* BEGIN *
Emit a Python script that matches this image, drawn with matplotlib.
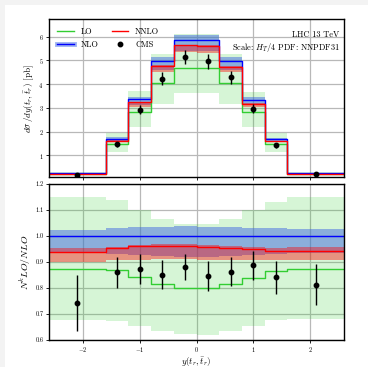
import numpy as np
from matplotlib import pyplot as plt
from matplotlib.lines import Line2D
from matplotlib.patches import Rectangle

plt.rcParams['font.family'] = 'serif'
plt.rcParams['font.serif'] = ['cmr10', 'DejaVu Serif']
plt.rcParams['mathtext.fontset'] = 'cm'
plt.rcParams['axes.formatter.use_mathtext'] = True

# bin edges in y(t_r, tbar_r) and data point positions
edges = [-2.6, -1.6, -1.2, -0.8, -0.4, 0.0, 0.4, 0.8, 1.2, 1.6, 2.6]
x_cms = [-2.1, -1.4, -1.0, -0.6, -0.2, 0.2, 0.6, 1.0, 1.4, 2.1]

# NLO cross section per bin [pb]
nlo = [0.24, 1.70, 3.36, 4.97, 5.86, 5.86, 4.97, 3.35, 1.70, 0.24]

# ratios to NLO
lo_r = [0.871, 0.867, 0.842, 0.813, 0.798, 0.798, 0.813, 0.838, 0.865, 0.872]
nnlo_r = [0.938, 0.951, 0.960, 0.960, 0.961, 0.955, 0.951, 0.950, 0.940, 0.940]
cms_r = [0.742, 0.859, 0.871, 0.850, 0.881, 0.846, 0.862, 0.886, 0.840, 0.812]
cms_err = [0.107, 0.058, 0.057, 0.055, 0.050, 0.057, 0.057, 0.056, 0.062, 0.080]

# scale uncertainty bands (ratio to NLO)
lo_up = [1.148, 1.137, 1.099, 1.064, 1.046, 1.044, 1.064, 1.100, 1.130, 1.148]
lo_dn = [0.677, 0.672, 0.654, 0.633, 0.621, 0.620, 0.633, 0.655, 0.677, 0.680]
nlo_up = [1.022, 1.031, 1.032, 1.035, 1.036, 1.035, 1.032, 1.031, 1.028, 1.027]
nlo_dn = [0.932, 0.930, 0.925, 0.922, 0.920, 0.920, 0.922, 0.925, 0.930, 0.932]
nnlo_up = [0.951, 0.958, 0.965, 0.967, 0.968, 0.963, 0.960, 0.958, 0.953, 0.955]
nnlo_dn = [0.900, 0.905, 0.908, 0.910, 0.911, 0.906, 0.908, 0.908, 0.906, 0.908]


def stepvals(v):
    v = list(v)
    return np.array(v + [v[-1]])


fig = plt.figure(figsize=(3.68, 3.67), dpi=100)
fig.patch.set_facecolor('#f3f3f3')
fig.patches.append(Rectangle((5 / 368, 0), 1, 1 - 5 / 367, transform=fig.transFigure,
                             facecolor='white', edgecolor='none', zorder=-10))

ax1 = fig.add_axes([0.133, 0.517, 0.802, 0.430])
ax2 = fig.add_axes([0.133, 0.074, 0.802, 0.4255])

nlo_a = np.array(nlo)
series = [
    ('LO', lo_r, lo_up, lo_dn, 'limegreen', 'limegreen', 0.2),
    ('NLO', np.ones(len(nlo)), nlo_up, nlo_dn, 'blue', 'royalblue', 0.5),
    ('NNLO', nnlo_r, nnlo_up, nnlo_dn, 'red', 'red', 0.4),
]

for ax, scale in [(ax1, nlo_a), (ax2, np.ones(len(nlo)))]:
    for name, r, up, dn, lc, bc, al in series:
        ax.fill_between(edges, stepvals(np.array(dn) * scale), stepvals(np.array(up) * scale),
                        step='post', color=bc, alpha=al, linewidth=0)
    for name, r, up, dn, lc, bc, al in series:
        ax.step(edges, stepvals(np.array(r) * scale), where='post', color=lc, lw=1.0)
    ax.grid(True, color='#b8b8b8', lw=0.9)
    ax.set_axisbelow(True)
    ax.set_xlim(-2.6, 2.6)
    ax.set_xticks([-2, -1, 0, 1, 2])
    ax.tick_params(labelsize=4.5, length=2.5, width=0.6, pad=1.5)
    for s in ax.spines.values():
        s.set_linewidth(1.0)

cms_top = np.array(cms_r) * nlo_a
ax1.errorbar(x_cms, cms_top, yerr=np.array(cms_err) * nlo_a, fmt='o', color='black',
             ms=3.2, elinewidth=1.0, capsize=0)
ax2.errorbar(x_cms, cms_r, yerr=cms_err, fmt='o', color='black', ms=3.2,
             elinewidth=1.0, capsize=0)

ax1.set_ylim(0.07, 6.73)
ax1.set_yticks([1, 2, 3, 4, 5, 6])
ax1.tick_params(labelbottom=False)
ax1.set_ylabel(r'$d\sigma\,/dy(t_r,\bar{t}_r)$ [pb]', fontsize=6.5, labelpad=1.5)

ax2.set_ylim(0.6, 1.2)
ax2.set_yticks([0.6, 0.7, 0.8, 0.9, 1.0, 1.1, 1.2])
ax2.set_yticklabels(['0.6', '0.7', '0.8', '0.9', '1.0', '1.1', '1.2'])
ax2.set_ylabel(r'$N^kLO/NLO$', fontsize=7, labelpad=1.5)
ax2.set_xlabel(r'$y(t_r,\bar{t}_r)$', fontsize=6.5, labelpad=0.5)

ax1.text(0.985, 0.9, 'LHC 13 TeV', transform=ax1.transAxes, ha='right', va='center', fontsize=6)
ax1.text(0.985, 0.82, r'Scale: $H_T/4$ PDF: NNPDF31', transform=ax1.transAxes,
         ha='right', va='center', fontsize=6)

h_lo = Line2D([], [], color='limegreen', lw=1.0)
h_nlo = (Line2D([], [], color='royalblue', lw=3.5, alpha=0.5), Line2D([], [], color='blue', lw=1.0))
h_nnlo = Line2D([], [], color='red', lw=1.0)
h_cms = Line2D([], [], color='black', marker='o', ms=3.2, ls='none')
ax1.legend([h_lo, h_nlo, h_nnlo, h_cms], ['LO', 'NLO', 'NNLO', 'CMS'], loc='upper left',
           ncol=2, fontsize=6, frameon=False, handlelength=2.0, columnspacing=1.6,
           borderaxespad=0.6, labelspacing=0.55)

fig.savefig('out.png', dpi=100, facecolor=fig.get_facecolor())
* END *
Write out the listing above again, exactly, but with no pictures in the copy.

Emit a Python script that matches this image, drawn with matplotlib.
import numpy as np
from matplotlib import pyplot as plt
from matplotlib.lines import Line2D
from matplotlib.patches import Rectangle

plt.rcParams['font.family'] = 'serif'
plt.rcParams['font.serif'] = ['cmr10', 'DejaVu Serif']
plt.rcParams['mathtext.fontset'] = 'cm'
plt.rcParams['axes.formatter.use_mathtext'] = True

# bin edges in y(t_r, tbar_r) and data point positions
edges = [-2.6, -1.6, -1.2, -0.8, -0.4, 0.0, 0.4, 0.8, 1.2, 1.6, 2.6]
x_cms = [-2.1, -1.4, -1.0, -0.6, -0.2, 0.2, 0.6, 1.0, 1.4, 2.1]

# NLO cross section per bin [pb]
nlo = [0.24, 1.70, 3.36, 4.97, 5.86, 5.86, 4.97, 3.35, 1.70, 0.24]

# ratios to NLO
lo_r = [0.871, 0.867, 0.842, 0.813, 0.798, 0.798, 0.813, 0.838, 0.865, 0.872]
nnlo_r = [0.938, 0.951, 0.960, 0.960, 0.961, 0.955, 0.951, 0.950, 0.940, 0.940]
cms_r = [0.742, 0.859, 0.871, 0.850, 0.881, 0.846, 0.862, 0.886, 0.840, 0.812]
cms_err = [0.107, 0.058, 0.057, 0.055, 0.050, 0.057, 0.057, 0.056, 0.062, 0.080]

# scale uncertainty bands (ratio to NLO)
lo_up = [1.148, 1.137, 1.099, 1.064, 1.046, 1.044, 1.064, 1.100, 1.130, 1.148]
lo_dn = [0.677, 0.672, 0.654, 0.633, 0.621, 0.620, 0.633, 0.655, 0.677, 0.680]
nlo_up = [1.022, 1.031, 1.032, 1.035, 1.036, 1.035, 1.032, 1.031, 1.028, 1.027]
nlo_dn = [0.932, 0.930, 0.925, 0.922, 0.920, 0.920, 0.922, 0.925, 0.930, 0.932]
nnlo_up = [0.951, 0.958, 0.965, 0.967, 0.968, 0.963, 0.960, 0.958, 0.953, 0.955]
nnlo_dn = [0.900, 0.905, 0.908, 0.910, 0.911, 0.906, 0.908, 0.908, 0.906, 0.908]


def stepvals(v):
    v = list(v)
    return np.array(v + [v[-1]])


fig = plt.figure(figsize=(3.68, 3.67), dpi=100)
fig.patch.set_facecolor('#f3f3f3')
fig.patches.append(Rectangle((5 / 368, 0), 1, 1 - 5 / 367, transform=fig.transFigure,
                             facecolor='white', edgecolor='none', zorder=-10))

ax1 = fig.add_axes([0.133, 0.517, 0.802, 0.430])
ax2 = fig.add_axes([0.133, 0.074, 0.802, 0.4255])

nlo_a = np.array(nlo)
series = [
    ('LO', lo_r, lo_up, lo_dn, 'limegreen', 'limegreen', 0.2),
    ('NLO', np.ones(len(nlo)), nlo_up, nlo_dn, 'blue', 'royalblue', 0.5),
    ('NNLO', nnlo_r, nnlo_up, nnlo_dn, 'red', 'red', 0.4),
]

for ax, scale in [(ax1, nlo_a), (ax2, np.ones(len(nlo)))]:
    for name, r, up, dn, lc, bc, al in series:
        ax.fill_between(edges, stepvals(np.array(dn) * scale), stepvals(np.array(up) * scale),
                        step='post', color=bc, alpha=al, linewidth=0)
    for name, r, up, dn, lc, bc, al in series:
        ax.step(edges, stepvals(np.array(r) * scale), where='post', color=lc, lw=1.0)
    ax.grid(True, color='#b8b8b8', lw=0.9)
    ax.set_axisbelow(True)
    ax.set_xlim(-2.6, 2.6)
    ax.set_xticks([-2, -1, 0, 1, 2])
    ax.tick_params(labelsize=4.5, length=2.5, width=0.6, pad=1.5)
    for s in ax.spines.values():
        s.set_linewidth(1.0)

cms_top = np.array(cms_r) * nlo_a
ax1.errorbar(x_cms, cms_top, yerr=np.array(cms_err) * nlo_a, fmt='o', color='black',
             ms=3.2, elinewidth=1.0, capsize=0)
ax2.errorbar(x_cms, cms_r, yerr=cms_err, fmt='o', color='black', ms=3.2,
             elinewidth=1.0, capsize=0)

ax1.set_ylim(0.07, 6.73)
ax1.set_yticks([1, 2, 3, 4, 5, 6])
ax1.tick_params(labelbottom=False)
ax1.set_ylabel(r'$d\sigma\,/dy(t_r,\bar{t}_r)$ [pb]', fontsize=6.5, labelpad=1.5)

ax2.set_ylim(0.6, 1.2)
ax2.set_yticks([0.6, 0.7, 0.8, 0.9, 1.0, 1.1, 1.2])
ax2.set_yticklabels(['0.6', '0.7', '0.8', '0.9', '1.0', '1.1', '1.2'])
ax2.set_ylabel(r'$N^kLO/NLO$', fontsize=7, labelpad=1.5)
ax2.set_xlabel(r'$y(t_r,\bar{t}_r)$', fontsize=6.5, labelpad=0.5)

ax1.text(0.985, 0.9, 'LHC 13 TeV', transform=ax1.transAxes, ha='right', va='center', fontsize=6)
ax1.text(0.985, 0.82, r'Scale: $H_T/4$ PDF: NNPDF31', transform=ax1.transAxes,
         ha='right', va='center', fontsize=6)

h_lo = Line2D([], [], color='limegreen', lw=1.0)
h_nlo = (Line2D([], [], color='royalblue', lw=3.5, alpha=0.5), Line2D([], [], color='blue', lw=1.0))
h_nnlo = Line2D([], [], color='red', lw=1.0)
h_cms = Line2D([], [], color='black', marker='o', ms=3.2, ls='none')
ax1.legend([h_lo, h_nlo, h_nnlo, h_cms], ['LO', 'NLO', 'NNLO', 'CMS'], loc='upper left',
           ncol=2, fontsize=6, frameon=False, handlelength=2.0, columnspacing=1.6,
           borderaxespad=0.6, labelspacing=0.55)

fig.savefig('out.png', dpi=100, facecolor=fig.get_facecolor())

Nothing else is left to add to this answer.